There are an estimated 15,000 – 20,000 new cases of IBC diagnosed annually, according to Dr. Massiom Cristofanilli of Northwestern University. It is this very reason why Fighting 4 the Tatas Breast Cancer Inc. has chosen to be a symbol of strength for not only black women and men in the Inland Empire, but for everyone fighting this deadly disease that often leads to a lonely journey while undergoing treatment.

Aside from Fighting 4 the Tatas essential services to patients, its advocacy and fundraising, the black-led organization is monumental not only to the greater community, but to the black women and women of color as a whole; especially due to the implicit bias blacks face in healthcare.

“As a black woman undergoing treatment for IBC, it was a little degrading due to the lack of information and lack of my doctor’s willingness to answer my questions. My experience consisted of not being given the same healthcare opportunities of my white counterparts,” said Earls. “When it came to certain tests that my counterparts received, such as the MUGA Test (multigated blood-pool imaging), it was not given to me, but was given to them! I found out after my chemo.”

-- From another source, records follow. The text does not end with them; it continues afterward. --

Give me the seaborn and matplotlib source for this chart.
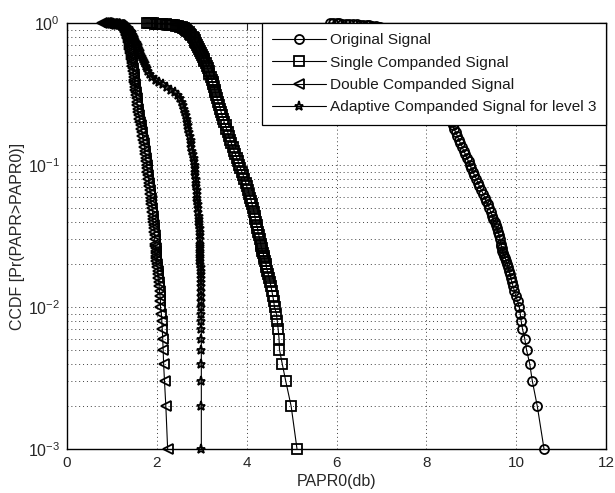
import numpy as np
import pandas as pd
import matplotlib
matplotlib.use("Agg")
import matplotlib.pyplot as plt
import seaborn as sns
from matplotlib.ticker import LogLocator, NullFormatter, MultipleLocator

# CCDF levels (shared y values for every series)
ccdf_levels = [1.0, 0.998, 0.996, 0.994, 0.992, 0.99, 0.987, 0.984, 0.98, 0.976,
               0.972, 0.967, 0.962, 0.956, 0.95, 0.943, 0.936, 0.928, 0.92, 0.91, 0.9,
               0.88, 0.86, 0.84, 0.82, 0.8, 0.78, 0.76, 0.74, 0.72, 0.7,
               0.68, 0.66, 0.64, 0.62, 0.6, 0.58, 0.56, 0.54, 0.52, 0.5,
               0.48, 0.46, 0.44, 0.42, 0.4,
               0.385, 0.37, 0.355, 0.34, 0.325, 0.31, 0.295, 0.28, 0.265, 0.25,
               0.237, 0.224, 0.212, 0.2, 0.19, 0.18, 0.17, 0.16,
               0.151, 0.142, 0.134, 0.126, 0.119, 0.112, 0.106, 0.1,
               0.095, 0.09, 0.085, 0.08, 0.075,
               0.071, 0.067, 0.063, 0.059, 0.056, 0.053, 0.05, 0.047, 0.044, 0.042,
               0.04, 0.038, 0.036, 0.034, 0.032, 0.03, 0.028,
               0.027, 0.026, 0.025, 0.024, 0.023, 0.022, 0.021, 0.02, 0.019, 0.018,
               0.017, 0.016, 0.015, 0.014, 0.013, 0.012, 0.011,
               0.01, 0.009, 0.008, 0.007, 0.006, 0.005, 0.004, 0.003, 0.002, 0.001]

# PAPR0 (dB) at each CCDF level
papr_original = [5.85, 5.93, 6.0, 6.06, 6.13, 6.2, 6.28, 6.36, 6.45, 6.53,
                 6.6, 6.67, 6.73, 6.8, 6.87, 6.92, 6.97, 7.02, 7.06, 7.11, 7.15,
                 7.2, 7.25, 7.3, 7.36, 7.42, 7.47, 7.52, 7.57, 7.62, 7.67,
                 7.71, 7.75, 7.8, 7.84, 7.88, 7.92, 7.95, 7.99, 8.02, 8.06,
                 8.09, 8.12, 8.16, 8.19, 8.22,
                 8.24, 8.26, 8.28, 8.3, 8.32, 8.35, 8.37, 8.4, 8.42, 8.45,
                 8.47, 8.5, 8.53, 8.56, 8.59, 8.62, 8.65, 8.69,
                 8.72, 8.76, 8.8, 8.83, 8.87, 8.9, 8.94, 8.97,
                 9.0, 9.03, 9.07, 9.11, 9.15,
                 9.18, 9.22, 9.26, 9.3, 9.33, 9.37, 9.4, 9.43, 9.47, 9.49,
                 9.52, 9.54, 9.57, 9.59, 9.62, 9.64, 9.66,
                 9.67, 9.68, 9.69, 9.71, 9.73, 9.76, 9.78, 9.8, 9.82, 9.84,
                 9.86, 9.88, 9.9, 9.93, 9.96, 9.99, 10.03,
                 10.07, 10.09, 10.11, 10.14, 10.19, 10.23, 10.3, 10.36, 10.47, 10.62]

papr_single = [1.77, 1.82, 1.87, 1.91, 1.96, 2.0, 2.06, 2.12, 2.2, 2.25,
               2.29, 2.34, 2.38, 2.43, 2.48, 2.52, 2.55, 2.58, 2.6, 2.62, 2.64,
               2.68, 2.71, 2.74, 2.77, 2.8, 2.82, 2.84, 2.86, 2.88, 2.9,
               2.92, 2.94, 2.96, 2.98, 3.0, 3.02, 3.04, 3.06, 3.09, 3.11,
               3.13, 3.15, 3.17, 3.2, 3.22,
               3.24, 3.25, 3.27, 3.29, 3.3, 3.32, 3.34, 3.36, 3.39, 3.41,
               3.43, 3.45, 3.48, 3.5, 3.53, 3.55, 3.58, 3.6,
               3.63, 3.66, 3.69, 3.72, 3.75, 3.78, 3.81, 3.83,
               3.86, 3.89, 3.92, 3.95, 3.98,
               4.0, 4.03, 4.05, 4.08, 4.1, 4.12, 4.14, 4.16, 4.18, 4.19,
               4.2, 4.22, 4.24, 4.25, 4.27, 4.29, 4.31,
               4.32, 4.33, 4.35, 4.36, 4.38, 4.39, 4.41, 4.43, 4.44, 4.46,
               4.48, 4.5, 4.52, 4.54, 4.56, 4.58, 4.6,
               4.62, 4.66, 4.68, 4.7, 4.72, 4.73, 4.79, 4.87, 4.99, 5.12]

papr_double = [0.78, 0.82, 0.86, 0.89, 0.92, 0.95, 0.99, 1.03, 1.07, 1.1,
               1.13, 1.15, 1.17, 1.19, 1.2, 1.22, 1.23, 1.24, 1.25, 1.26, 1.27,
               1.28, 1.3, 1.31, 1.32, 1.33, 1.34, 1.35, 1.36, 1.37, 1.37,
               1.38, 1.39, 1.4, 1.41, 1.42, 1.42, 1.43, 1.44, 1.44, 1.45,
               1.46, 1.47, 1.48, 1.49, 1.5,
               1.5, 1.51, 1.52, 1.52, 1.53, 1.54, 1.55, 1.56, 1.56, 1.57,
               1.58, 1.6, 1.61, 1.63, 1.64, 1.65, 1.67, 1.68,
               1.7, 1.71, 1.72, 1.73, 1.74, 1.75, 1.76, 1.77,
               1.78, 1.79, 1.8, 1.81, 1.82,
               1.83, 1.84, 1.85, 1.86, 1.87, 1.88, 1.89, 1.9, 1.91, 1.91,
               1.92, 1.93, 1.93, 1.94, 1.95, 1.95, 1.96,
               1.96, 1.97, 1.97, 1.98, 1.98, 1.99, 1.99, 2.0, 2.01, 2.02,
               2.02, 2.03, 2.04, 2.05, 2.06, 2.07, 2.08,
               2.08, 2.1, 2.11, 2.12, 2.13, 2.14, 2.15, 2.17, 2.2, 2.24]

papr_adaptive = [0.9, 0.95, 0.99, 1.03, 1.06, 1.08, 1.12, 1.16, 1.19, 1.21,
                 1.23, 1.25, 1.27, 1.29, 1.31, 1.33, 1.34, 1.36, 1.37, 1.39, 1.4,
                 1.42, 1.44, 1.45, 1.47, 1.49, 1.5, 1.52, 1.53, 1.55, 1.57,
                 1.58, 1.6, 1.62, 1.63, 1.65, 1.67, 1.69, 1.71, 1.73, 1.75,
                 1.78, 1.81, 1.85, 1.9, 1.97,
                 2.04, 2.13, 2.23, 2.32, 2.4, 2.46, 2.51, 2.55, 2.58, 2.6,
                 2.62, 2.64, 2.66, 2.68, 2.69, 2.7, 2.72, 2.73,
                 2.75, 2.76, 2.77, 2.79, 2.8, 2.82, 2.83, 2.84,
                 2.85, 2.86, 2.86, 2.87, 2.88,
                 2.88, 2.89, 2.89, 2.9, 2.9, 2.91, 2.92, 2.92, 2.93, 2.93,
                 2.94, 2.94, 2.95, 2.95, 2.95, 2.96, 2.96,
                 2.96, 2.96, 2.97, 2.97, 2.97, 2.97, 2.97, 2.97, 2.98, 2.98,
                 2.98, 2.98, 2.98, 2.98, 2.98, 2.99, 2.99,
                 2.99, 2.99, 2.99, 2.99, 2.99, 2.99, 2.99, 2.99, 2.99, 2.99]

series_names = ["Original Signal", "Single Companded Signal",
                "Double Companded Signal", "Adaptive Companded Signal for level 3"]
series_values = [papr_original, papr_single, papr_double, papr_adaptive]
series_markers = ["o", "s", "<", "*"]

frames = []
for name, vals in zip(series_names, series_values):
    frames.append(pd.DataFrame({"PAPR0": vals, "CCDF": ccdf_levels, "Signal": name}))
df = pd.concat(frames, ignore_index=True)

sns.set_style("white")
plt.rcParams["font.family"] = ["Liberation Sans", "DejaVu Sans"]
plt.rcParams["mathtext.fontset"] = "custom"
plt.rcParams["mathtext.rm"] = "Liberation Sans"
plt.rcParams["mathtext.it"] = "Liberation Sans:italic"

fig = plt.figure(figsize=(6.15, 4.93), dpi=100)
ax = fig.add_axes([0.109, 0.0892, 0.8764, 0.8641])

sns.lineplot(data=df, x="PAPR0", y="CCDF", hue="Signal", style="Signal",
             hue_order=series_names, style_order=series_names,
             palette=["k"] * 4, markers=series_markers, dashes=False,
             sort=False, estimator=None, legend=False, ax=ax,
             linewidth=0.8, markersize=6.5, markerfacecolor="none",
             markeredgecolor="k", markeredgewidth=1.3, clip_on=False)

ax.set_yscale("log")
ax.set_xlim(0, 12)
ax.set_ylim(1e-3, 1)
ax.xaxis.set_major_locator(MultipleLocator(2))
ax.yaxis.set_major_locator(LogLocator(base=10, numticks=10))
ax.yaxis.set_minor_locator(LogLocator(base=10, subs=np.arange(2, 10), numticks=20))
ax.yaxis.set_minor_formatter(NullFormatter())

ax.grid(True, which="major", axis="both", color="0.25", linestyle=(0, (1, 3)), linewidth=0.7)
ax.grid(True, which="minor", axis="y", color="0.25", linestyle=(0, (1, 3)), linewidth=0.7)
ax.set_axisbelow(True)

ax.tick_params(which="both", direction="in", top=True, right=True,
               labelsize=11.5, pad=5, labelcolor="0.15")
ax.tick_params(axis="x", labelsize=11)
ax.tick_params(which="major", length=5, width=0.8)
ax.tick_params(which="minor", length=3, width=0.6)
for sp in ax.spines.values():
    sp.set_color("k")
    sp.set_linewidth(1.0)

ax.set_xlabel("PAPR0(db)", fontsize=11.5, labelpad=3, color="0.15")
ax.set_ylabel("CCDF [Pr(PAPR>PAPR0)]", fontsize=11.5, labelpad=2, color="0.15")

leg = ax.legend(handles=ax.lines[:4], labels=series_names, loc="upper right",
                borderaxespad=0, fancybox=False, framealpha=1, edgecolor="k",
                fontsize=11.1, handlelength=3.5, numpoints=1, labelspacing=0.55,
                handletextpad=0.25, borderpad=0.65)
leg.get_frame().set_linewidth(0.9)
for t in leg.get_texts():
    t.set_color("0.1")

fig.savefig("out.png", dpi=100)
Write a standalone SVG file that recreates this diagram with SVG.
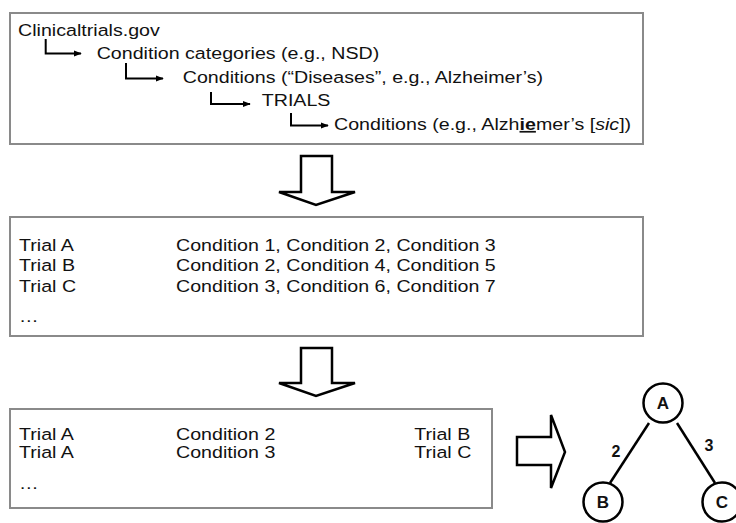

Earls found out from an associate that she should have been provided the MUGA test, which is given to determine whether or not a patient’s body can tolerate the chemo.

After the fact, when she went to the doctors, he asked, “Well, do you want a MUGA test?” Joshlyn agreed and found out that she had an enlarged heart; luckily she lived.

Although COVID-19 has presented unprecedented circumstances, Fighting 4 the Tatas Breast Cancer Inc. continues to showcase resiliency as it recently kicked off Inflammatory Breast Cancer Awareness Day by hosting its Bling for the Tatas fundraising event on Facebook Live on October 3.

Search to assist the organization in raising funds to continue offering IBC, TTN and Metastatic patients with counseling services, advocacy on behalf of the patients, educational classes, health and beauty items, emergency utility funding and more.

“When I was diagnosed in 2011 with Inflammatory Breast Cancer I was given two-and-a-half years to live…it’s such a lonely journey, because no one understands. I remember at one point placing an ad in a number of newspapers just to connect to another person who has undergone treatment for IBC. It’s so important for our organization to raise funds for this disease because our support services provide a space for patients to connect, understand and receive accurate information regarding this deadly disease,” concluded Earls.